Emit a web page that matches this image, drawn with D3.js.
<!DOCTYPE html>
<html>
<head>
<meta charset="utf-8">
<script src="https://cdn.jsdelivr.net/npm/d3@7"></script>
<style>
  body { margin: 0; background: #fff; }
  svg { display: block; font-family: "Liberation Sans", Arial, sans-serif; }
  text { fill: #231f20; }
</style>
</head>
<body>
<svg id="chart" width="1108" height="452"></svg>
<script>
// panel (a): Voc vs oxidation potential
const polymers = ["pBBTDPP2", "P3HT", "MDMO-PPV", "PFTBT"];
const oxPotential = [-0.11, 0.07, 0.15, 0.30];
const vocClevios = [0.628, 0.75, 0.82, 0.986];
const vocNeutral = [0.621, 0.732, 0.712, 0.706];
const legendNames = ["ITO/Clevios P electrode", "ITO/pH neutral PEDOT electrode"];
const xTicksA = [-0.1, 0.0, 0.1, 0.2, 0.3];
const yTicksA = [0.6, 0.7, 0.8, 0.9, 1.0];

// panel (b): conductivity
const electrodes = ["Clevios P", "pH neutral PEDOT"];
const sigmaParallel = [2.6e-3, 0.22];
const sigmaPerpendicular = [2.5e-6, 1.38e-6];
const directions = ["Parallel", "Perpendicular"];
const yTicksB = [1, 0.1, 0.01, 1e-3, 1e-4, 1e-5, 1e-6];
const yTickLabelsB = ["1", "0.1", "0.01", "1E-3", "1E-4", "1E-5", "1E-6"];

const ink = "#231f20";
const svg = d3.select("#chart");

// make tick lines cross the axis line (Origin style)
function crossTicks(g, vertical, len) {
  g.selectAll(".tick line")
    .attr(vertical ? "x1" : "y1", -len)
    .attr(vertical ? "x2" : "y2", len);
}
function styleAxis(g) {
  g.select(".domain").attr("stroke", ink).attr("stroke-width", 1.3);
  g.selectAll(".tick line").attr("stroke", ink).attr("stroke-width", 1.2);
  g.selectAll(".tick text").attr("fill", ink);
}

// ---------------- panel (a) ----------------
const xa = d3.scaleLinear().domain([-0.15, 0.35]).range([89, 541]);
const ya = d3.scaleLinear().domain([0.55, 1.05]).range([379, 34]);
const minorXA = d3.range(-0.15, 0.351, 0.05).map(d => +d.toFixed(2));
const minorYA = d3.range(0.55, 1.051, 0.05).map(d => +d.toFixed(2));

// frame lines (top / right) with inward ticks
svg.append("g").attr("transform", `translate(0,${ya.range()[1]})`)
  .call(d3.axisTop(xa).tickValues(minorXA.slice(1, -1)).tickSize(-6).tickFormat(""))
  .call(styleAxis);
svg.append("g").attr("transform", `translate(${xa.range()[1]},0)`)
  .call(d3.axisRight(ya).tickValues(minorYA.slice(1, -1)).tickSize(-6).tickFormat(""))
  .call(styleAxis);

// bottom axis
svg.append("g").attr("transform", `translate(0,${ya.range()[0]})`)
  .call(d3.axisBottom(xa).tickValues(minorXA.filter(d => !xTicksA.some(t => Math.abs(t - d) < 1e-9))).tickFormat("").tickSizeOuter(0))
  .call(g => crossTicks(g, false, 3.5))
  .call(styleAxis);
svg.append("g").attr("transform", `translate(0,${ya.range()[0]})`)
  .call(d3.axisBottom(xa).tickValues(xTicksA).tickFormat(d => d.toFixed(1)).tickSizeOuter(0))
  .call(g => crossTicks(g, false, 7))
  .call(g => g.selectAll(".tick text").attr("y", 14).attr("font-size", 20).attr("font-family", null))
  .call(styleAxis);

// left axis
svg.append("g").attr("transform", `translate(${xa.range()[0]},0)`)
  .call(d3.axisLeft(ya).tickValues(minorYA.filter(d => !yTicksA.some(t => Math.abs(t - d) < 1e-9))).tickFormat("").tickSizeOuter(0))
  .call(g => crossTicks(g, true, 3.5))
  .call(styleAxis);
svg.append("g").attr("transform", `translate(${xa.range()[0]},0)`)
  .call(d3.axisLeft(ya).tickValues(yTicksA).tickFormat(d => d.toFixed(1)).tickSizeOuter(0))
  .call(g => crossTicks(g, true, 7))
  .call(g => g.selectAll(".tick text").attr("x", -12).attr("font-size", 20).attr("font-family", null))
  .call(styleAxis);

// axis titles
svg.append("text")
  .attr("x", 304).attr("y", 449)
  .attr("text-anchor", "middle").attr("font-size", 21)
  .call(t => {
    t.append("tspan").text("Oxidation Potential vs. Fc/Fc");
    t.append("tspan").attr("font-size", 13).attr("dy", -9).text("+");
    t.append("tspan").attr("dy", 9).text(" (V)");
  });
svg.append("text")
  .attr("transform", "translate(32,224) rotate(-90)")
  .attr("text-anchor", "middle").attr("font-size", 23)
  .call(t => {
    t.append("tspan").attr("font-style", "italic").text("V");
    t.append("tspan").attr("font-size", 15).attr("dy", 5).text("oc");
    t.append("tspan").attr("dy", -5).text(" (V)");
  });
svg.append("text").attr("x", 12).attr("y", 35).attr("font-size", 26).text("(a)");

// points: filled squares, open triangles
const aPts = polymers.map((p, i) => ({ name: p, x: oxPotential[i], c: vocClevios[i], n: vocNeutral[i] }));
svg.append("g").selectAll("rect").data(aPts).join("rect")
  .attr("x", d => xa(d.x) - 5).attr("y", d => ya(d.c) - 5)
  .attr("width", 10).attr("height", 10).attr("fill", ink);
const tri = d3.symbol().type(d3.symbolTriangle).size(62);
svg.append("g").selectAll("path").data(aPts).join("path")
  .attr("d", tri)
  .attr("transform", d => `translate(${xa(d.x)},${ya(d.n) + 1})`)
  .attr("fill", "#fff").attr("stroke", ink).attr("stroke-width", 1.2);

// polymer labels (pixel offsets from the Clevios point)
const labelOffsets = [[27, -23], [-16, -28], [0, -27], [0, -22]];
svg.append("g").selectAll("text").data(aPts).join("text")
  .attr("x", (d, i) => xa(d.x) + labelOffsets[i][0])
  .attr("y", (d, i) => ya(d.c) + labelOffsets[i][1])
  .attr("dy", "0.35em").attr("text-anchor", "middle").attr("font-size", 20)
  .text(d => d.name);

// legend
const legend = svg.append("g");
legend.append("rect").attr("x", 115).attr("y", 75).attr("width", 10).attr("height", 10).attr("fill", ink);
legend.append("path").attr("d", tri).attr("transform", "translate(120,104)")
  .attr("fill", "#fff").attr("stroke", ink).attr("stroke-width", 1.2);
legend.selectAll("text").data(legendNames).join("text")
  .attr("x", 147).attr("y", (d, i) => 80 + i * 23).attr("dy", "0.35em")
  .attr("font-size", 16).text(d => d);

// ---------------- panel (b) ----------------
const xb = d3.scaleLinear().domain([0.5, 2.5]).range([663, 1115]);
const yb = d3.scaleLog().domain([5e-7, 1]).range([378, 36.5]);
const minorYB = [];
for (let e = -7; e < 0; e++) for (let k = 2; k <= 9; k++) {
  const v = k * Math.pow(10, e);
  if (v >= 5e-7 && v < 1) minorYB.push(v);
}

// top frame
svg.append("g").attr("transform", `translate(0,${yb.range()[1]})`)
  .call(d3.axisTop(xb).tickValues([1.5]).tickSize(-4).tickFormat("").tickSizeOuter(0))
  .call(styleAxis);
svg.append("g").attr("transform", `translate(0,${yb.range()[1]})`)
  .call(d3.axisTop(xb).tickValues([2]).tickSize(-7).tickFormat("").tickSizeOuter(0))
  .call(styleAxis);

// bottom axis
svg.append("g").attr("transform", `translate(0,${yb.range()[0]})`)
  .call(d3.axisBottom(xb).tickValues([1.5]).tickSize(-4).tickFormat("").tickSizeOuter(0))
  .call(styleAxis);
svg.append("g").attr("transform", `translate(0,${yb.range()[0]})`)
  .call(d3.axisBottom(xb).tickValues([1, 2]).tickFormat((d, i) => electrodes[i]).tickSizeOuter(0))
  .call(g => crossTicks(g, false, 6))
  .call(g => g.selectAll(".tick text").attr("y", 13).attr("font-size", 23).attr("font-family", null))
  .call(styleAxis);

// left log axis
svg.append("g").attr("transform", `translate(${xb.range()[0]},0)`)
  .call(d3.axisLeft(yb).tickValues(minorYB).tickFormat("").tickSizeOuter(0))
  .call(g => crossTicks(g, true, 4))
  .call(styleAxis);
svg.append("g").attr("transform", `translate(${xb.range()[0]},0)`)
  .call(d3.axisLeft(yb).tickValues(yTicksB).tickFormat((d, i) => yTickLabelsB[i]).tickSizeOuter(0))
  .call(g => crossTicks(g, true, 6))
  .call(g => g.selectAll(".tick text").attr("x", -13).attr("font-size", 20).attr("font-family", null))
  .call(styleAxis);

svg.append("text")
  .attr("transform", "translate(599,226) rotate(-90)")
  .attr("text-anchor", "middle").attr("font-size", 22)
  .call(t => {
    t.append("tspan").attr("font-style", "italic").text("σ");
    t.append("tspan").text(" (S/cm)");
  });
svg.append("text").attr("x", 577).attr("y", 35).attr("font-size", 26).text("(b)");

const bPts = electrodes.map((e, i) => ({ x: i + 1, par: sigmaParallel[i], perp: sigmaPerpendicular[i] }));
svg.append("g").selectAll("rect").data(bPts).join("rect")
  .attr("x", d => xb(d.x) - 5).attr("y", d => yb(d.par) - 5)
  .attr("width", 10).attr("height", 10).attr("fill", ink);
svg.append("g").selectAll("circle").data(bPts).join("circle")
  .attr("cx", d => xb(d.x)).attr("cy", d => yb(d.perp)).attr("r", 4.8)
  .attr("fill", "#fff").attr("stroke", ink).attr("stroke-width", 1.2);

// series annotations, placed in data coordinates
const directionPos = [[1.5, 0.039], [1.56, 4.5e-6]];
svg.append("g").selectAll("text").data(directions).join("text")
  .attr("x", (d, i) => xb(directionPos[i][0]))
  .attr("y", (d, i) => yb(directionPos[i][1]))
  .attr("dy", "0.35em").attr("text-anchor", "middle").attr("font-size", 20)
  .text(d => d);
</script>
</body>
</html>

Exercise => Pick out all lines containing the string "with".

Solution =>
Emit a web page that matches this image, drawn with D3.js.
// frame lines (top / right) with inward ticks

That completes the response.